_Exercise goal_: Reproduce the material below line by line, beginning with its first line and ending with the line that contains "(t6) at (118,223)"; leave out pictures.

-- Start of Data to use --

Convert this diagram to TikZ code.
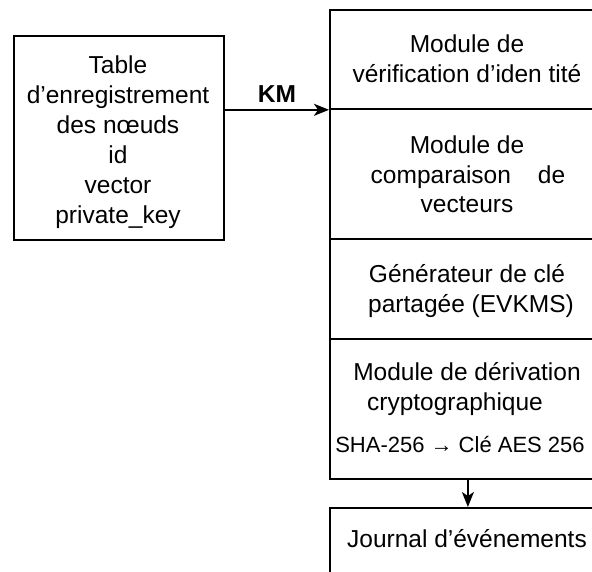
\documentclass[tikz,border=0pt]{standalone}
\usepackage{fontspec}
\setmainfont{Liberation Sans}
\usetikzlibrary{arrows.meta}
\newcommand{\mainfs}{\fontsize{24.5}{30}\selectfont}
\newcommand{\smallfs}{\fontsize{22}{27}\selectfont}
\tikzset{
  box/.style={draw, line width=1.8pt, rectangle, inner sep=0, anchor=north west},
  txt/.style={font=\mainfs, anchor=base, inner sep=0},
  link/.style={line width=1.8pt, -{Stealth[length=15pt,width=12pt,inset=4pt]}}
}
\begin{document}
\begin{tikzpicture}[x=1pt, y=-1pt]
\useasboundingbox (0,0) rectangle (592,571);
\clip (0,0) rectangle (592,571);
\fill[white] (0,0) rectangle (592,571);

% node registry table
\node[box, minimum width=210pt, minimum height=204pt] (table) at (13,35) {};
\node[txt] (t1) at (118,73)  {Table};
\node[txt] (t2) at (118,103) {d’enregistrement};
\node[txt] (t3) at (118,133) {des nœuds};
\node[txt] (t4) at (118,163) {id};
\node[txt] (t5) at (118,193) {vector};
\node[txt] (t6) at (118,223) {private\_key};

% stacked modules on the right
\node[box, minimum width=276pt, minimum height=99pt]  (verif)   at (329,9)   {};
\node[box, minimum width=276pt, minimum height=130pt] (comp)    at (329,108) {};
\node[box, minimum width=276pt, minimum height=100pt] (gen)     at (329,238) {};
\node[box, minimum width=276pt, minimum height=140pt] (deriv)   at (329,338) {};
\node[box, minimum width=276pt, minimum height=100pt] (journal) at (329,507) {};

\node[txt] (v1) at (467,52)  {Module de};
\node[txt] (v2) at (467,82)  {vérification d’iden tité};
\node[txt] (c1) at (467,153) {Module de};
\node[txt] (c2) at (468,183) {comparaison\hspace{27pt}de};
\node[txt] (c3) at (467,212) {vecteurs};
\node[txt] (g1) at (467,282) {Générateur de clé};
\node[txt] (g2) at (471,312) {partagée (EVKMS)};
\node[txt] (d1) at (467,380) {Module de dérivation};
\node[txt] (d2) at (455,410) {cryptographique};
\node[txt, font=\smallfs] (d3) at (460,452) {SHA-256 → Clé AES 256};
\node[txt] (j1) at (467,547) {Journal d’événements};

% connectors
\draw[link] (table.east |- verif.south west) -- (verif.south west)
  node[midway, above=6pt, font=\mainfs\bfseries, inner sep=0] (km) {KM};
\draw[link] (deriv.south) -- (journal.north);
\end{tikzpicture}
\end{document}
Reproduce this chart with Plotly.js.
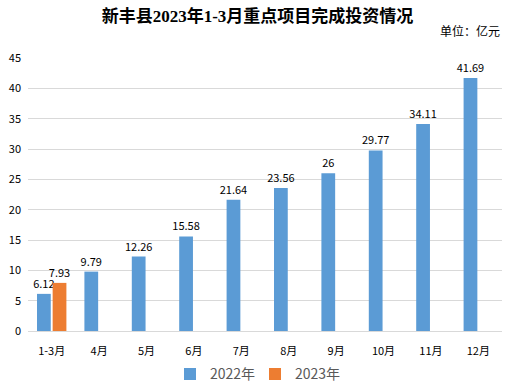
<!DOCTYPE html>
<html><head><meta charset="utf-8">
<script src="https://cdn.plot.ly/plotly-3.0.1.min.js"></script>
<style>html,body{margin:0;padding:0;background:#fff}#c{width:510px;height:388px}</style>
</head><body><div id="c"></div>
<script>
const categories = ["1-3月","4月","5月","6月","7月","8月","9月","10月","11月","12月"];
const values2022 = [6.12,9.79,12.26,15.58,21.64,23.56,26,29.77,34.11,41.69];
const values2023 = [7.93,null,null,null,null,null,null,null,null,null];
const yTicks = [0,5,10,15,20,25,30,35,40,45];

const font = "Noto Sans CJK SC, DejaVu Sans, sans-serif";
const labelFmt = v => v == null ? "" : String(v);

const traces = [
  {type:"bar", name:"2022年", x:categories, y:values2022,
   marker:{color:"#5b9bd5"}, text:values2022.map(labelFmt), textposition:"outside",
   constraintext:"none", textfont:{size:11,color:"#000",family:font}, cliponaxis:false},
  {type:"bar", name:"2023年", x:categories, y:values2023,
   marker:{color:"#ed7d31"}, text:values2023.map(labelFmt), textposition:"outside",
   constraintext:"none", textfont:{size:11,color:"#000",family:font}, cliponaxis:false}
];

const layout = {
  width:510, height:388,
  margin:{l:28,r:8,t:58,b:57},
  paper_bgcolor:"#fff", plot_bgcolor:"#fff",
  barmode:"group", bargap:0.34, bargroupgap:0.12,
  font:{family:font,size:11,color:"#000"},
  title:{text:"<b>新丰县2023年1-3月重点项目完成投资情况</b>", x:0.505, xanchor:"center", y:0.958, yanchor:"middle",
         font:{family:"Liberation Serif, Noto Sans CJK SC, serif", size:17, color:"#000"}},
  xaxis:{type:"category", showgrid:false, showline:false, zeroline:false,
         tickfont:{size:11,color:"#000"}, ticks:"", ticklen:0, ticklabelstandoff:12},
  yaxis:{range:[0,45], tickvals:yTicks, showgrid:true, gridcolor:"#d9d9d9", gridwidth:1,
         zeroline:true, zerolinecolor:"#d9d9d9", showline:false, ticks:"",
         tickfont:{size:11,color:"#000"}, ticklabelstandoff:6},
  legend:{orientation:"h", x:0.5, xanchor:"center", xref:"container", yref:"container", y:0.035, yanchor:"middle",
          font:{size:14,color:"#595959"}, itemwidth:30, entrywidth:40, traceorder:"normal"},
  annotations:[{text:"单位：亿元", xref:"paper", yref:"paper", x:1.0, xanchor:"right",
                y:1.1, yanchor:"middle", showarrow:false, font:{size:12,color:"#000"}}]
};
Plotly.newPlot("c", traces, layout, {displayModeBar:false, staticPlot:true});
</script></body></html>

-- End of Data to use --

_Solution_:
Convert this diagram to TikZ code.
\documentclass[tikz,border=0pt]{standalone}
\usepackage{fontspec}
\setmainfont{Liberation Sans}
\usetikzlibrary{arrows.meta}
\newcommand{\mainfs}{\fontsize{24.5}{30}\selectfont}
\newcommand{\smallfs}{\fontsize{22}{27}\selectfont}
\tikzset{
  box/.style={draw, line width=1.8pt, rectangle, inner sep=0, anchor=north west},
  txt/.style={font=\mainfs, anchor=base, inner sep=0},
  link/.style={line width=1.8pt, -{Stealth[length=15pt,width=12pt,inset=4pt]}}
}
\begin{document}
\begin{tikzpicture}[x=1pt, y=-1pt]
\useasboundingbox (0,0) rectangle (592,571);
\clip (0,0) rectangle (592,571);
\fill[white] (0,0) rectangle (592,571);

% node registry table
\node[box, minimum width=210pt, minimum height=204pt] (table) at (13,35) {};
\node[txt] (t1) at (118,73)  {Table};
\node[txt] (t2) at (118,103) {d’enregistrement};
\node[txt] (t3) at (118,133) {des nœuds};
\node[txt] (t4) at (118,163) {id};
\node[txt] (t5) at (118,193) {vector};
\node[txt] (t6) at (118,223) {private\_key};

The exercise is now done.